Purpose: To determine the endometrial cancer rates, and the proportion attributable to diabetes mellitus (DM), physical inactivity, and overweight/obesity, by ethnicity with a focus on Pacific women in New Zealand.
Methods: Linked census-cancer records (1981-2004) were used to determine incidence rates of endometrial cancer by ethnicity. Health survey data (2006-2007) were used to determine risk factor prevalence by ethnicity. Relative risks for the association between diabetes, obesity, physical inactivity and endometrial cancer were sourced from published studies. Population attributable risk (PAR) methods, with Monte Carlo simulation, were used to estimate the PAR% by ethnicity and applied to 2001-2004 cancer rates.
Results: Pacific women had 2.61 (95 % confidence interval 2.22-3.05) times the endometrial cancer rate of European/Other women pooled over time, and the most rapidly increasing rates over time with the rate ratio increasing from 1.96 (1.14-3.37) in 1981/1986 to 3.78 (3.03-4.71) in 2001/2004 (p for trend = 0.14).
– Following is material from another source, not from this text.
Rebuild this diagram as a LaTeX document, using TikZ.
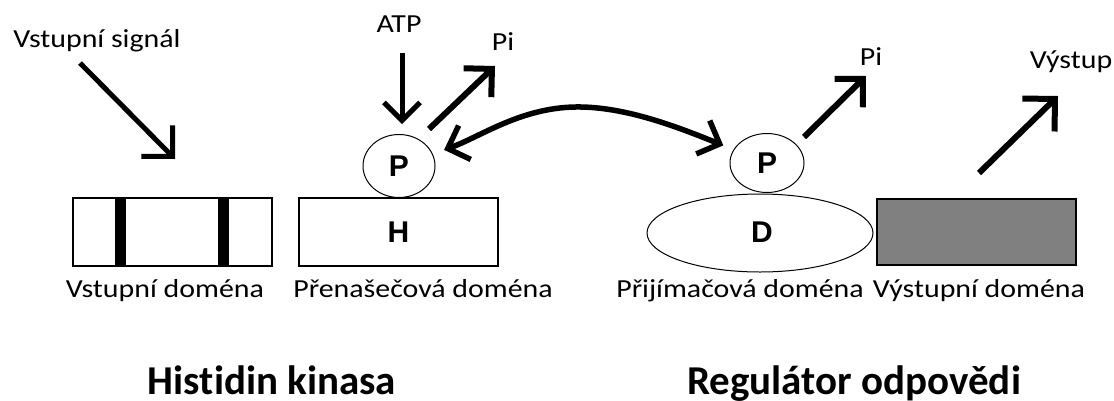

Pacific women had the highest PAR% for DM, physical inactivity, and overweight/obesity (63.1 %), followed by Māori (58.6 %) and European/Other (48.6 %). Applying these PAR% to 2001-2004 endometrial cancer rates, the rate ratio comparing Pacific to European/Other endometrial cancer reduced from 3.8 for total cancer (attributable plus non-attributable) to 2.3 for non-attributable cancer, and the rate difference reduced by 79 % from 51 to 11 per 100,000.
Conclusions: Pacific women have high endometrial cancer rates in New Zealand. Some, but not all, of the ethnic inequalities were explained by measured differences in obesity/overweight, DM, and physical inactivity.